When NATO needs Turkey to approve the membership applications of Sweden and Finland, its “democratic” leaders have no qualms about cosying up to the ruthless autocrat Erdogan who is preparing new wars against the Kurds, as well as attacking the rights of trade unions, women and LGBT+ people.

The same breathtaking double standards apply to Biden’s recent visit to Saudi Arabia to fist bump dictator Mohammed bin Salman. Biden on the campaign trail two years ago boasted he would turn Saudi Arabia into a “pariah”, but now he needs a deal over oil supplies as the Russian oil embargo squeezes global markets. So it was also with Blinken’s mission to charm Thailand’s dictator General Prayut in July. Washington is anxious not to see the Thai regime shift completely to China’s side.

A clear analysis

The US-China imperialist conflict inserts itself into almost every movement and struggle occurring around the world. We saw an element of that in Myanmar last year, where on one side the army’s coup was supported by Beijing and Moscow, while on the other side a section of the youth and workers who mounted an incredible resistance struggle and mass strike movement unfortunately began to look towards Western pressure and even intervention (by the so-called international community) to help them defeat the junta. This was a cruel illusion which only played a confusing role in the struggle. The same occurred in a different form in Hong Kong during the mass democracy protests of 2019, and again in Thailand the following year.
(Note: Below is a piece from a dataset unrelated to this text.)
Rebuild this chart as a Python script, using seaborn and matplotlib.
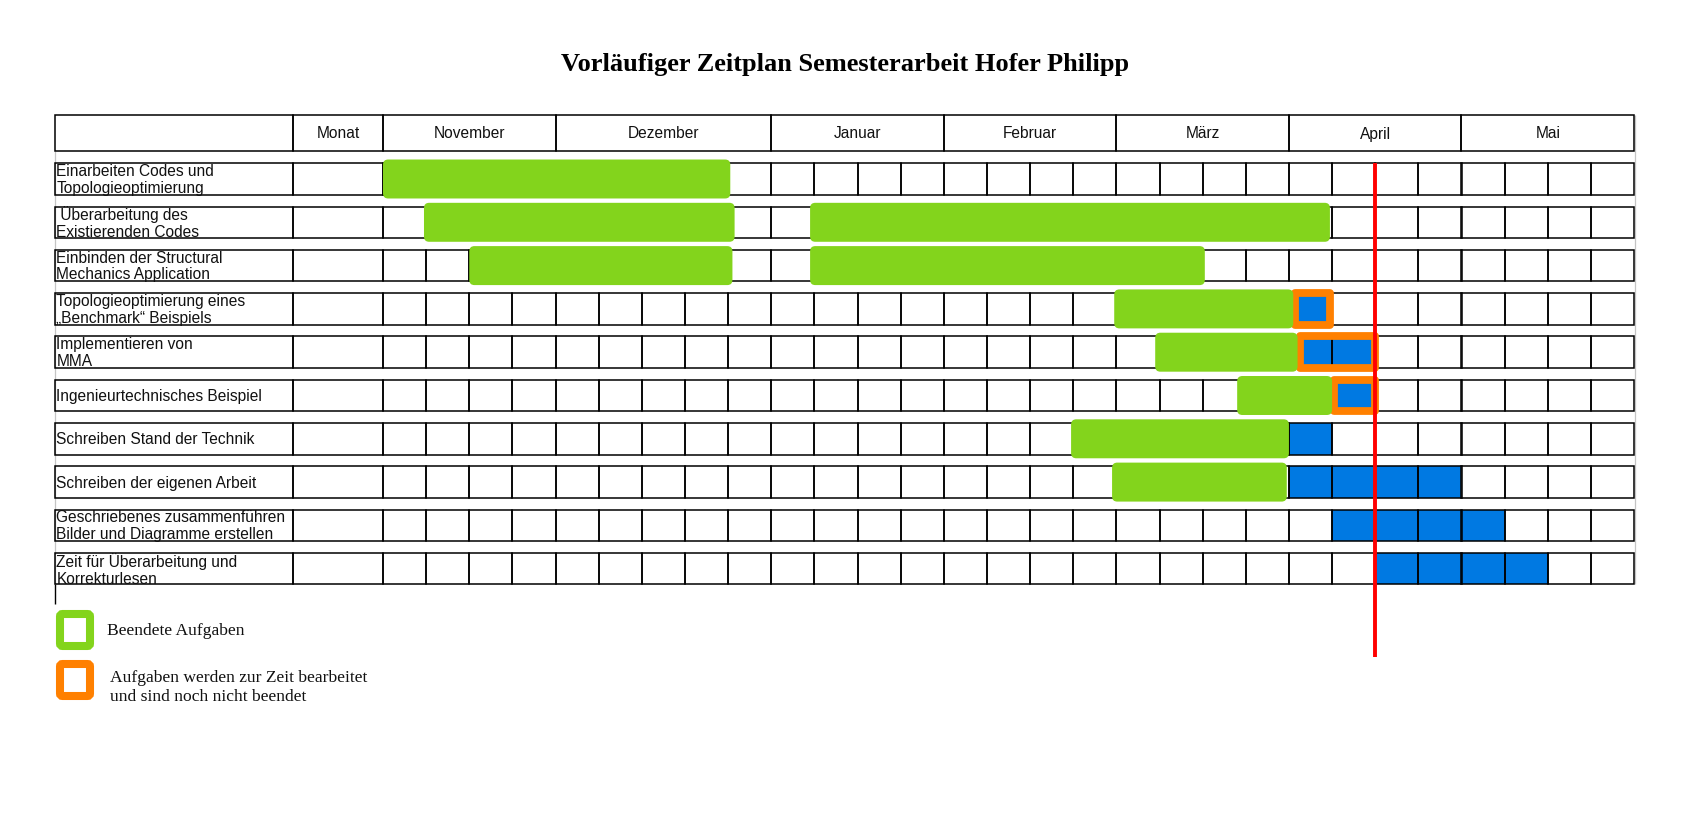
import numpy as np
import seaborn as sns
import matplotlib.pyplot as plt
from matplotlib.patches import FancyBboxPatch

title = "Vorläufiger Zeitplan Semesterarbeit Hofer Philipp"

tasks = [
    "Einarbeiten Codes und\nTopologieoptimierung",
    " Überarbeitung des\nExistierenden Codes",
    "Einbinden der Structural\nMechanics Application",
    "Topologieoptimierung eines\n„Benchmark“ Beispiels",
    "Implementieren von\nMMA",
    "Ingenieurtechnisches Beispiel",
    "Schreiben Stand der Technik",
    "Schreiben der eigenen Arbeit",
    "Geschriebenes zusammenführen\nBilder und Diagramme erstellen",
    "Zeit für Überarbeitung und\nKorrekturlesen",
]

months = ["November", "Dezember", "Januar", "Februar", "März", "April", "Mai"]
month_weeks = [4, 5, 4, 4, 4, 4, 4]

# finished work (green), in weeks from start of November
done_task = [0, 1, 1, 2, 2, 3, 4, 5, 6, 7]
done_start = [0.0, 0.95, 9.9, 2.0, 9.9, 16.95, 17.9, 19.8, 15.95, 16.9]
done_end = [8.05, 8.15, 21.95, 8.1, 19.05, 21.1, 21.2, 22.0, 21.0, 20.95]

# planned weeks (blue cells)
plan_task = [3, 4, 5, 6, 7, 8, 9]
plan_start = [21, 21, 22, 21, 21, 22, 23]
plan_weeks = [1, 2, 1, 1, 4, 4, 4]

# currently in progress (orange frame)
prog_task = [3, 4, 5]
prog_start = [21.15, 21.25, 22.05]
prog_end = [21.95, 23.0, 23.0]

today_week = 23.0

green = "#83d41c"
blue = "#0079e2"
orange = "#ff8000"

sns.set_theme(style="white")
plt.rcParams["font.family"] = ["Liberation Sans", "DejaVu Sans"]

W, H = 1702, 820
fig = plt.figure(figsize=(W / 100, H / 100), dpi=100)
ax = fig.add_axes([0, 0, 1, 1])
ax.set_axis_off()

# sheet layout (pixels): week grid starts at x0, first row centre at y0
x0, wk = 383, 43.14
y0, rp = 180, 43.3
ax.set_xlim(-x0 / wk, (W - x0) / wk)
ax.set_ylim((H - y0) / rp, -y0 / rp)


def px(x):
    return (x - x0) / wk


def py(y):
    return (y - y0) / rp


n_weeks = sum(month_weeks)
rows = np.arange(len(tasks))
label_left = px(55)
monat_left = px(293)
cell_h = 31.5 / rp
head_y = py(134)
head_h = 36 / rp
lw_grid = 1.1

# blue planned cells
ax.barh(plan_task, plan_weeks, left=plan_start, height=cell_h, color=blue,
        linewidth=0, zorder=1)

# table grid
for r in rows:
    ax.barh(np.full(n_weeks, r), 1, left=np.arange(n_weeks), height=cell_h,
            fill=False, edgecolor="black", linewidth=lw_grid, zorder=2)
    ax.barh([r, r], [monat_left - label_left, -monat_left], left=[label_left, monat_left],
            height=cell_h, fill=False, edgecolor="black", linewidth=lw_grid, zorder=2)
    ax.text(label_left + 0.03, r, tasks[r], ha="left", va="center", fontsize=11.2,
            linespacing=1.15, color="#111111", zorder=7)

m_left = np.concatenate([[0], np.cumsum(month_weeks)[:-1]])
ax.barh(np.full(len(months), head_y), month_weeks, left=m_left, height=head_h,
        fill=False, edgecolor="black", linewidth=lw_grid, zorder=2)
ax.barh([head_y, head_y], [monat_left - label_left, -monat_left], left=[label_left, monat_left],
        height=head_h, fill=False, edgecolor="black", linewidth=lw_grid, zorder=2)
for name, lo, n in zip(months, m_left, month_weeks):
    ax.text(lo + n / 2, head_y, name, ha="center", va="center", fontsize=11.2, color="#111111")
ax.text(monat_left / 2, head_y, "Monat", ha="center", va="center", fontsize=11.2, color="#111111")

# faint sheet borders
ax.vlines(label_left, head_y + head_h / 2, rows[-1] + cell_h / 2, color="#c4c4c4", lw=0.9, zorder=0)
ax.vlines(px(1635), head_y - head_h / 2, rows[-1] + cell_h / 2, color="#c4c4c4", lw=0.9, zorder=0)
ax.vlines(label_left, rows[-1] + cell_h / 2, py(605), color="black", lw=1.0, zorder=2)

# orange in-progress frames
frames = ax.barh(prog_task, np.subtract(prog_end, prog_start), left=prog_start, height=cell_h,
                 fill=False, edgecolor=orange, linewidth=5.6, zorder=3)
for b in frames:
    b.set_joinstyle("round")

# green finished bars with rounded corners
bars = ax.barh(done_task, np.subtract(done_end, done_start), left=done_start, height=0.9,
               color=green, zorder=4)
for b in bars:
    (bx, by), bw, bh = b.get_xy(), b.get_width(), b.get_height()
    b.set_visible(False)
    ax.add_patch(FancyBboxPatch((bx, by), bw, bh, boxstyle="round,pad=0,rounding_size=0.12",
                                fc=green, ec="none", zorder=4))

# today
ax.vlines(today_week, py(164), py(658), color="#ff0000", lw=2.8, zorder=6)

# title
ax.text(px(845), py(64), title, ha="center", va="center", fontsize=19, fontweight="bold",
        family=["Liberation Serif", "DejaVu Serif"], color="black")

# legend
for col, top in [(green, 615), (orange, 665)]:
    ax.add_patch(FancyBboxPatch((px(60), py(top)), 30 / wk, 32 / rp,
                                boxstyle="round,pad=0,rounding_size=0.06",
                                fc="white", ec=col, lw=5.8, zorder=5))
ax.text(px(107), py(631), "Beendete Aufgaben", ha="left", va="center", fontsize=12.6,
        family=["Liberation Serif", "DejaVu Serif"], color="#111111")
ax.text(px(110), py(688), "Aufgaben werden zur Zeit bearbeitet\nund sind noch nicht beendet",
        ha="left", va="center", fontsize=12.6, linespacing=1.25,
        family=["Liberation Serif", "DejaVu Serif"], color="#111111")

fig.savefig("out.png", dpi=100)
There are important political lessons from these experiences in the changed global environment created by the new Cold War. In the aforementioned examples a variant of “lesser evilism” took hold and disoriented a section of these movements, leading to or reinforcing a downturn in the struggle. Also in countries like Indonesia, the Philippines, Malaysia, Japan, Taiwan and South Korea, sections of the workers’ movement and the Left can be disorientated and divided by these complications. Of course this is a warning for the nascent workers’ movement in China as well.

The Cold War, with the two imperialist blocs exploiting and further polarising already volatile situations to rack up geopolitical wins, represents a serious danger to workers and youth. This is the case even without another hot war replicating and perhaps eclipsing the horrors of Ukraine. A clear perspective, analysis and program that rejects “lesser evilism” and nationalism for an internationalist and working class position of implacable opposition to all capitalist and imperialist governments, this is the only way to ensure important struggles of the oppressed are not derailed by reaction.